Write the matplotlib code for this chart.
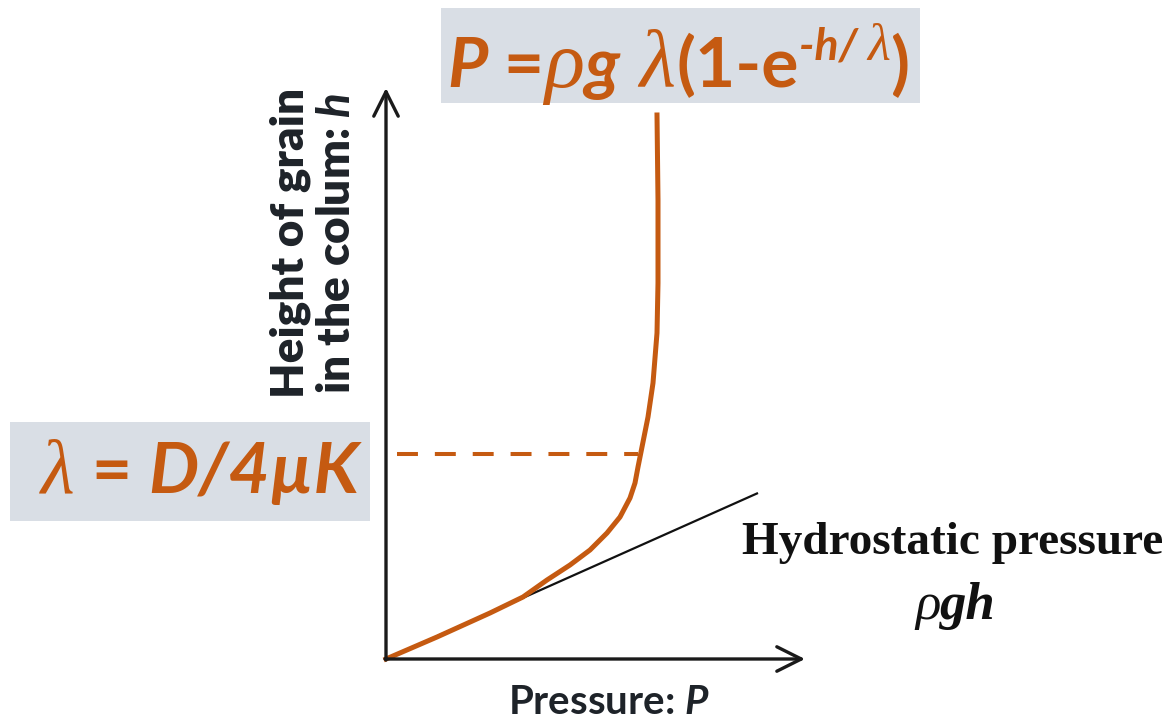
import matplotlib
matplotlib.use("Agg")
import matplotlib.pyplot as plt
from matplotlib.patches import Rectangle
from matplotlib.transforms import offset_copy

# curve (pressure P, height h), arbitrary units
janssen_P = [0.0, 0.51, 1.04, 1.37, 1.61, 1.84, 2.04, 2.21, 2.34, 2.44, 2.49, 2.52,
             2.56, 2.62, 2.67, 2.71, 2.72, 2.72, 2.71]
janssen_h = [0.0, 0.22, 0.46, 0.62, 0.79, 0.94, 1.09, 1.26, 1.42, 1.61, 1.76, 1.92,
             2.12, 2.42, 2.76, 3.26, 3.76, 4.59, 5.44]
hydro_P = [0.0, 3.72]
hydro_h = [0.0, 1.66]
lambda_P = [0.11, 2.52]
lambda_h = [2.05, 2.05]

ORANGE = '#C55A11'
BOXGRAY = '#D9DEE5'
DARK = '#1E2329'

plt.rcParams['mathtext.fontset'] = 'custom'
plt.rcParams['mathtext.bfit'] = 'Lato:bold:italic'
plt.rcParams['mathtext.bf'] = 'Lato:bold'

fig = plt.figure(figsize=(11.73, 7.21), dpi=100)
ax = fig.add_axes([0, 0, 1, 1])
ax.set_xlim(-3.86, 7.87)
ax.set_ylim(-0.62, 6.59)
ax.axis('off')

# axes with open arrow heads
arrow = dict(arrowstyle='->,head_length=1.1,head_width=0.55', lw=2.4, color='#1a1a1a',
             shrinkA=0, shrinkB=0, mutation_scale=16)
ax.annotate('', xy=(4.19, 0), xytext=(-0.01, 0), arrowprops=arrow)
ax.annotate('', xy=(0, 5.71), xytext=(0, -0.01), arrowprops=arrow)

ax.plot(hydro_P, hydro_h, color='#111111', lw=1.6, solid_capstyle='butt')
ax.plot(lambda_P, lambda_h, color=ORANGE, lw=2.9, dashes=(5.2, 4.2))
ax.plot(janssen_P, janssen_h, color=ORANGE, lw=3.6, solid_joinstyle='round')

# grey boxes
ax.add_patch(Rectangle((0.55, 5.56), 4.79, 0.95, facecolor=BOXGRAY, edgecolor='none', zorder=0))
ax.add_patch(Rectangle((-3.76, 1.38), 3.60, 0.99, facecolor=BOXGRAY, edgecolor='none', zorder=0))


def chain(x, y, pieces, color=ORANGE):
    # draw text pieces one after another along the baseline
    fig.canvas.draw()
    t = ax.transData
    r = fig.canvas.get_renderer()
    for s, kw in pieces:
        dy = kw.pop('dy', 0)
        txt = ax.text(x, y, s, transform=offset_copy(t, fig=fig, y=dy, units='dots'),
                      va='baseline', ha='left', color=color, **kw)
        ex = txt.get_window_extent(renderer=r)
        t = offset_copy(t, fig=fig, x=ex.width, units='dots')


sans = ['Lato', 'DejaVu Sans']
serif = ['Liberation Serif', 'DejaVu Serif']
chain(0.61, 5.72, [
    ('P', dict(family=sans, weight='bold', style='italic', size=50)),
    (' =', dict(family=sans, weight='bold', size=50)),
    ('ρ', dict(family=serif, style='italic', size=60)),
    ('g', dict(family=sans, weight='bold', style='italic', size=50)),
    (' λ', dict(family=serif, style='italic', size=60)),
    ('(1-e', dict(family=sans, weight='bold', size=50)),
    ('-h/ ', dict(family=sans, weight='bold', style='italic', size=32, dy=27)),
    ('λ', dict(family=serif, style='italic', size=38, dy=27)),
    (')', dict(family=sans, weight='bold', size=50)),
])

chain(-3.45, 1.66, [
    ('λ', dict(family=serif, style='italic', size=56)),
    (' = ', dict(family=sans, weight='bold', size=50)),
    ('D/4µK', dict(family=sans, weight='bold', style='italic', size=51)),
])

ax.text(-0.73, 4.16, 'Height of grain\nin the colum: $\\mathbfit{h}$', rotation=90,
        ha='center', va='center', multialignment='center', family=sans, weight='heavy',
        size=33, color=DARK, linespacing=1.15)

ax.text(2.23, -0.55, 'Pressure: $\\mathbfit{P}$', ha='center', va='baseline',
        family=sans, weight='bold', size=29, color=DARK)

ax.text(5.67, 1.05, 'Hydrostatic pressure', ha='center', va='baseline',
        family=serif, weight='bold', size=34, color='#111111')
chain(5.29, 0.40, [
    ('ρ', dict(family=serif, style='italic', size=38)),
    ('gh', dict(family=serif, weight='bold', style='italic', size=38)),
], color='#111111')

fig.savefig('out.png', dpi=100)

____________

* _The task_: Write down every line from the opening of the listing to the line with "ax.axis('off')", both included, and nothing else; the pictures are omitted.

* _Expected answer_:
Write the matplotlib code for this chart.
import matplotlib
matplotlib.use("Agg")
import matplotlib.pyplot as plt
from matplotlib.patches import Rectangle
from matplotlib.transforms import offset_copy

# curve (pressure P, height h), arbitrary units
janssen_P = [0.0, 0.51, 1.04, 1.37, 1.61, 1.84, 2.04, 2.21, 2.34, 2.44, 2.49, 2.52,
             2.56, 2.62, 2.67, 2.71, 2.72, 2.72, 2.71]
janssen_h = [0.0, 0.22, 0.46, 0.62, 0.79, 0.94, 1.09, 1.26, 1.42, 1.61, 1.76, 1.92,
             2.12, 2.42, 2.76, 3.26, 3.76, 4.59, 5.44]
hydro_P = [0.0, 3.72]
hydro_h = [0.0, 1.66]
lambda_P = [0.11, 2.52]
lambda_h = [2.05, 2.05]

ORANGE = '#C55A11'
BOXGRAY = '#D9DEE5'
DARK = '#1E2329'

plt.rcParams['mathtext.fontset'] = 'custom'
plt.rcParams['mathtext.bfit'] = 'Lato:bold:italic'
plt.rcParams['mathtext.bf'] = 'Lato:bold'

fig = plt.figure(figsize=(11.73, 7.21), dpi=100)
ax = fig.add_axes([0, 0, 1, 1])
ax.set_xlim(-3.86, 7.87)
ax.set_ylim(-0.62, 6.59)
ax.axis('off')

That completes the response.